I have a couple of thoughts on this which should surprise nobody.
1. Getting a car ready is expensive. Getting a car with bigger tires and brakes ready is more expensive. I did a quick run down of a 2000 C5 Corvette vs. a 2000 Miata, both intentionally off your list but both very popular track cars. I put new Cetric blank rotors and G-log R10 pads on both and the Miata got RS4 tires and the Corvette got slightly less track focused Continentals. The Miata was $775 and the Corvette was $1215. Doing this kind of math is important when comparing cars because of point 2.
2. Most people that I know decide to either get a different track car or leave track driving behind by their 3rd to 5th event. Unless you can find someone to value what you put on the car, and you haven't worn them out yet when you sell it, prep costs are a complete write off. If you do three events in that Corvette it just cost you $400 a weekend in consumables. The point of this isn't to scare anyone away, but rather to really really really consider consumable costs when they start looking at cars. The faster you go and the bigger tires you run, the more consumables cost and there is a reason they're called consumables.

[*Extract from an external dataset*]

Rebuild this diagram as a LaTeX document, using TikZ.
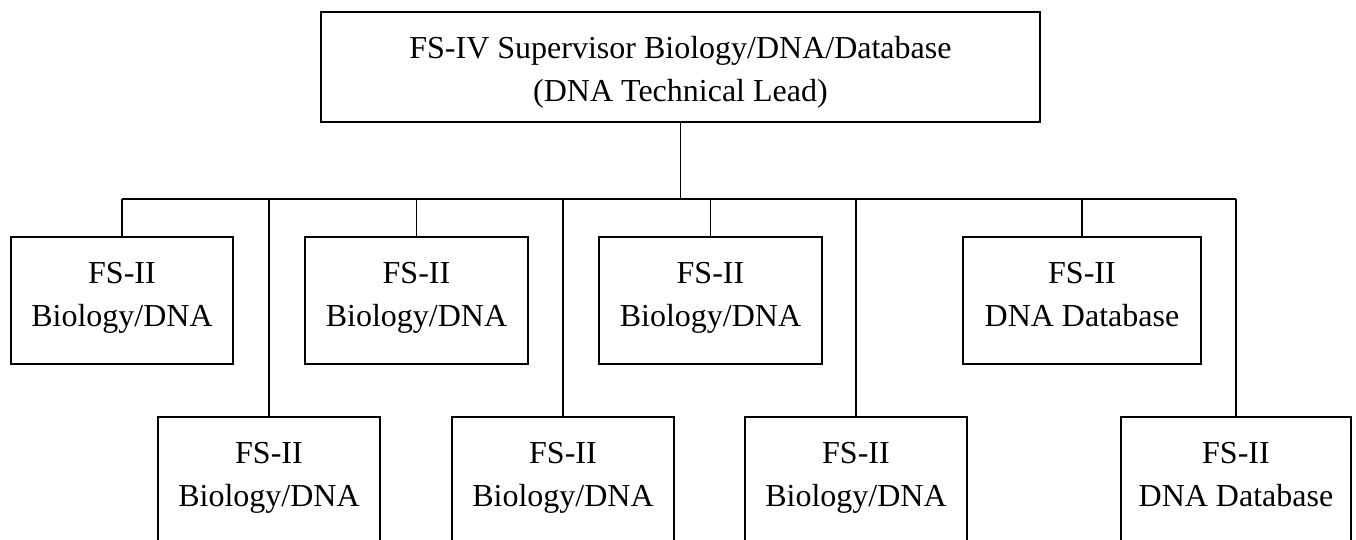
\documentclass[tikz,border=0pt]{standalone}
\usepackage{fontspec}
\setmainfont{Liberation Serif}
\usetikzlibrary{calc}
\begin{document}
\begin{tikzpicture}[x=1pt,y=-1pt,
  box/.style={draw=black,line width=1.9pt,anchor=north west,inner sep=0pt},
  lbl/.style={anchor=base,inner sep=0pt,font=\fontsize{32}{38}\selectfont},
  wire/.style={draw=black,line width=1.6pt}]
\useasboundingbox (0,0) rectangle (1356,539);
\clip (0,0) rectangle (1356,539);
% boxes
\node[box,minimum width=719pt,minimum height=110pt] (top) at (320,11) {};
\node[box,minimum width=222pt,minimum height=127pt] (b1) at (10,236) {};
\node[box,minimum width=223pt,minimum height=127pt] (b2) at (304,236) {};
\node[box,minimum width=223pt,minimum height=127pt] (b3) at (598,236) {};
\node[box,minimum width=238pt,minimum height=127pt] (b4) at (962,236) {};
\node[box,minimum width=222pt,minimum height=150pt] (b5) at (157,416) {};
\node[box,minimum width=222pt,minimum height=150pt] (b6) at (451,416) {};
\node[box,minimum width=222pt,minimum height=150pt] (b7) at (744,416) {};
\node[box,minimum width=230pt,minimum height=150pt] (b8) at (1120,416) {};
% labels
\node[lbl] (t1) at ($(top.north)+(0,47)$) {FS-IV Supervisor Biology/DNA/Database};
\node[lbl] (t2) at ($(top.north)+(0,90)$) {(DNA Technical Lead)};
\foreach \b/\s in {b1/Biology\slash DNA,b2/Biology\slash DNA,b3/Biology\slash DNA,b4/DNA Database,b5/Biology\slash DNA,b6/Biology\slash DNA,b7/Biology\slash DNA,b8/DNA Database}{
  \node[lbl] (\b l1) at ($(\b.north)+(0,47)$) {FS-II};
  \node[lbl] (\b l2) at ($(\b.north)+(0,90)$) {\s};
}
% connectors
\coordinate (bus) at (top.south |- 0,199);
\draw[wire] (top.south) -- (bus);
\draw[wire] (b1.north |- bus) -- (b8.north |- bus);
\foreach \b in {b1,b2,b3,b4,b5,b6,b7,b8}{
  \draw[wire] (\b.north |- bus) -- (\b.north);
}
\end{tikzpicture}
\end{document}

3. The closer a car is to being ready to drive HARD from the factory, the better off you are. You want a brakes/tires car if you can. Upgrading oiling and cooling and brakes and suspension from factory spec is expensive especially when your car buy in is at GRM levels. And remember, we're probably going to abandon this idea as we advance/quit this whole track thing.
4. Since the ideal is to daily the car in between events, the better the car is as a car, the better it is. Low/stiff/loud sounds cool in theory, but passing the car off to your wife to pick up the kids in something set up for the track can get old fast unless your wife is particularily awesome. The criteria for a track car and the criteria for a family car are different, they can overlap, but it's a small sliver of overlap.
Where does that leave us? With a billion options that have already been suggested. I can tell you my history of track cars as a cautionary tale. I started with my CTS-V wagon. It was expensive enough to make me nervous and capable enough to make me really nervous. I did four events and One Lap in it before deciding it was dumb and moving on. I spent about $700 in brakes, $1200 in wheels and $2k in tires. It was a great family car. My second track car was a 1990 Civic Si that I bought fully set up. I did four track weekends and a half dozen autocross events in it. I HATED driving in on the street and couldn't drive my kids around in it because my wife said no. I had to wear hearing protection while driving. That car cost me one $400 set of tires and no brake money at all. My current track car is a 2003 Accord coupe. I've done two track days, two autocrosses and 6k miles so far. $1200 in wheels and tires and $800 in brakes. The car is an exceptional daily aside from the kids complaing about the coupe part. Doesn't bother me, they're all big enough to sort it out themselves and I sit in front. The car has been great on track/autocross so far. It's not fast but it's in the same ballpark as a NA/NB Miata at the same prep level on track and about mid pack raw time autocross in my region. It's fun so far, but that may fade after the 3-5 weekends that seems to affect a lot of cars. The plan is to be at about 5 weekends and some rallycross by this time next year, so we'll see.
I don't think there is an obvious answer to this question. Some people would be happy with my Accord, others don't have the arm strength to give 10 point by's a lap on track while trying to concentrate on shifting and braking points.
If you're going to use the car as a car, then get something that you like as a car that will work with just tires/brakes and pay attention to those costs. When it's time to upgrade you'll have a better idea which direction to go, if you don't need to upgrade, we may have a new answer.